Over the past month I have accompanied my father to two church graveyards. On the first occasion he wanted to visit the grave of paternal great grandparents who had died in the middle of the nineteenth century. The headstone is made of Welsh slate and originally rested on four squat stone legs. The two at the front of the grave have been removed or disintegrated with the result that the stone now lies at a slight angle. The term for this style of headstone is I think, "table."
Neither great grandparent lived to a great age passing away when aged thirty seven years and forty two years respectively. Their daughter and only child Anne, (my father's grandmother) and who was born in 1842 was made a ward of court and was subsequently brought up by a distant relative who resided in the vicinity of Ballyshannon, Co Donegal. Family history would have it that her guardian somehow managed to get her funds mixed up with his funds but that any unpleasantness was resolved by a house being built for her and her husband.

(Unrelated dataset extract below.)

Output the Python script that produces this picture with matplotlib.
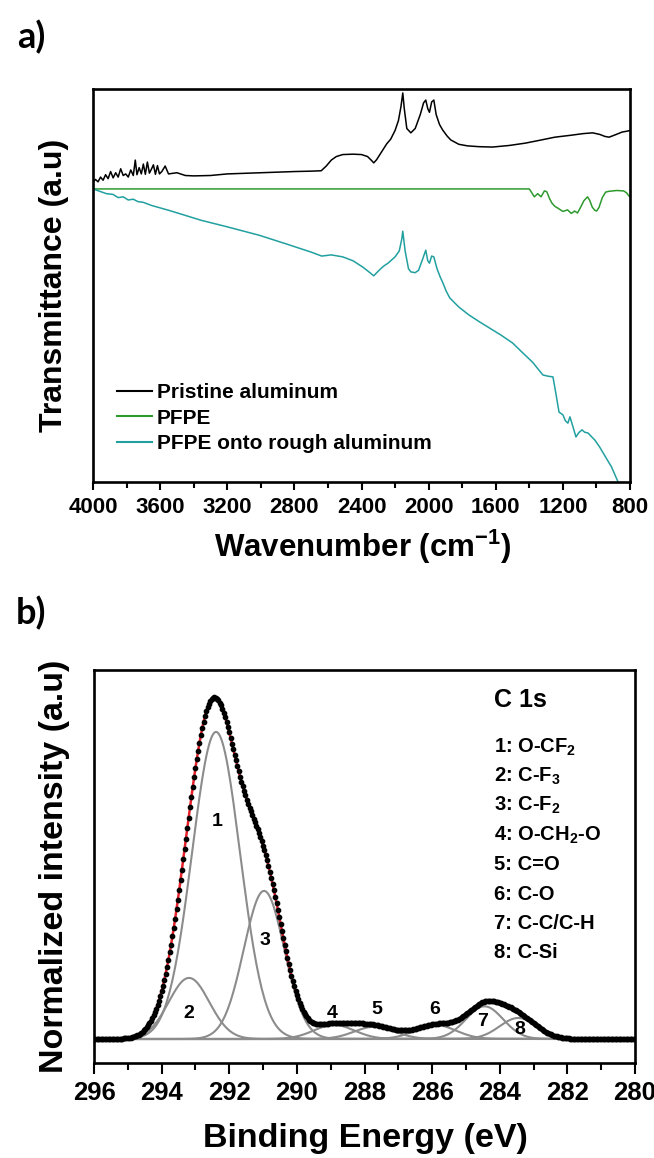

Our second cemetery outing was to St Columb's Parish Church, Moville, (Moville Lower).This time my father wished to visit the grave of a youth by the name of Jack Bennett who had died on 1st August 1941 aged fifteen as the result of a swimming accident. His father William Bennett was the local chemist. My father had attended the funeral almost seventy six years ago. He and Jack were both pupils at Foyle, Jack a boarder and my father, two years his junior, a day boy.